Cher Public

Erin go bravo

One of the many pleasures of reviewing CDs and DVDs is the discovery of an unfamiliar composer whose works are original, fascinating, and moving.  Such is the case with Irish composer Donnacha Dennehy, and his new Nonesuch CD of the concert piece “Gra agus Bas” (Love and Death) and a 6-song cycle entitled “That the Night Come,” set to poems by the wonderful W. B. Yeats.   

“Gra agus Bas” is Dennehy’s exploration of the Irish tradition of “Sean-nos”, ornamented vocal music, usually unaccompanied, that is handed down orally from generation to generation.  One of Sean-nos’ major exponents, Iarla O Lionaird, provides the vocals here of pure-toned and plaintive clarity.  Dennehy sets this 25-minute piece with an original, inventive, almost spectral harmonic world utilizing traditional Irish instruments combined with modern.

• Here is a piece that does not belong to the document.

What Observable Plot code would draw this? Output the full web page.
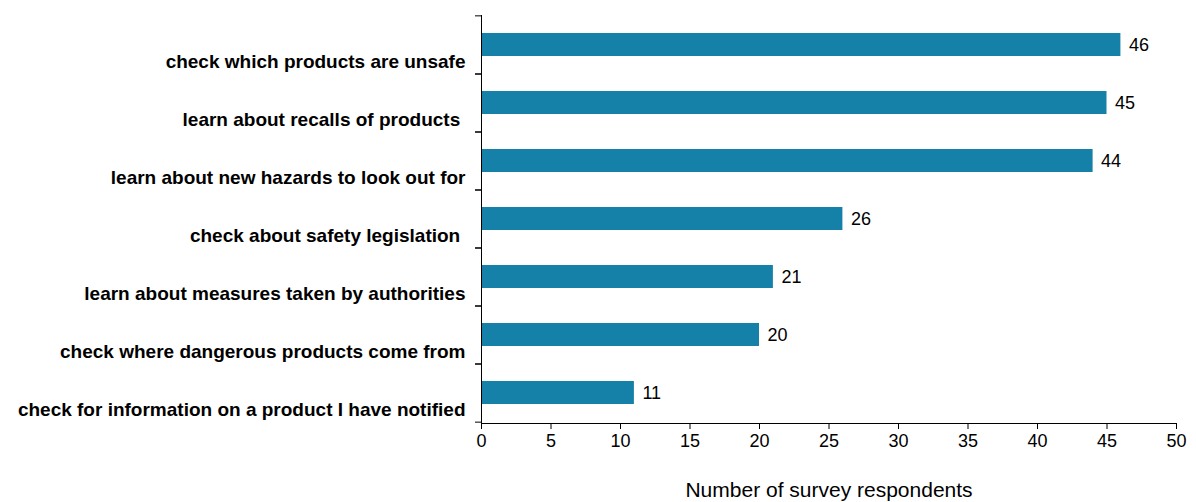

The music pulses and shimmers behind O Lionard’s ecstatic sounds; it feels modern but at the same time primitive in its distinctly Irish feel, invoking a sense both of the rocky shoreline and also the constant presence of the sea in the Irish national spirit.  This piece simply must be experienced rather than described.  This music has a deeply visceral and emotional impact from beginning to end, and holds the listener rapt throughout.  The playing of the Crash Ensemble, conducted by Alan Pierson, is ravishing.

I was moved again by “That the Night Come”, commissioned and sung by American soprano Dawn Upshaw.  The six Yeats poems are a perfect fit for Dennehy’s haunting music and Upshaw’s voice.  Sometimes there was a certain sameness of approach by Upshaw and a few self-indulgent ornamentations that occasionally broke the hypnotic spell of Dennehy’s rich score.

Still, the emotional landscape of the sound reflects Yeats’ sense of longing for the unattainable and his personal passions, his restless energy and his sometime desperation.  Upshaw still has a lovely, silvery-toned voice, even throughout the registers and especially pure at the top of her range.  “The Old Men Admiring Themselves in the Water” particularly touched me as Upshaw and Dennehy gave a very emotional reading of the final lyrics:

I heard the old, old men say,
“All that’s beautiful drifts away
Like the waters.”

It is a simple, eloquent, poignant musical moment.  Also moving was “Her Anxiety”:

All true love must die,
Alter at the best
Into some lesser thing
Prove that I lie.

Donnacha Dennehy is giving us startlingly fresh and original music here.  I highly recommend this new CD.  Listeners will be richly rewarded by the strange, mystical, mysterious harmonics created by this gifted composer.

In the same package with the Dennehy CD came a 2-CD recording of William Michael Balfe’s 1857 ballad opera The Rose of Castile, recorded by an organization called the Comic Opera Guild in concert in November of 2010.  This is a slight if melodically interesting piece, here accompanied by two pianos.  The English language libretto by August Glossop Harris and Edmund Falconer is perfectly silly, as is the plot concerning Queen of Leone’s efforts to marry the Prince of Castile in order to unite their thrones.  There are the expected use of disguise (the Queen dresses as a peasant girl to test the Prince’s love) and buffoonish villains.

The music has its charms and occasional delights, but they’re hard to find in this concert format.  Here, there is a narrator explaining the plot in order to help the audience understand the story without any staging.  Unfortunately, the written narration spoken by George Valenta is terribly precious and twee, and his delivery does not help the situation.

I find it terribly hard to find very many positives from this recording.  The women fare better than the men.  Soprano Karin White in the title role has a rich middle and lower voice and manages some nice expressivity in phrasing, but even she tends to the shrill and wiry on top.  Tenor Kevin Newell as Manuel simply doesn’t have the high notes for this role, consistently lunging for them and falling short of pitch and forced to early cutoffs.  The baritones in the villain roles are wobbly, gruff of tone, and frequently flat.

Conductor (and director) David Troiano leads an uneven  performance that feels terribly under-rehearsed.  The chorus is all over the map and almost never together; the piano playing is ragged, and nobody seems to have decided whether to use British dialects or not.  Not one of the singers manages to be believable in the spoken dialogue—it all sounds like a pretentious group of college English majors attempting to act.

The Rose of Castile was quite popular in its day, though never so much as Balfe’s 1843 piece The Bohemian Girl.  The liner notes to this CD call it the “first full score recording.”  I think this score deserves better, and I should like to hear the piece in more competent hands.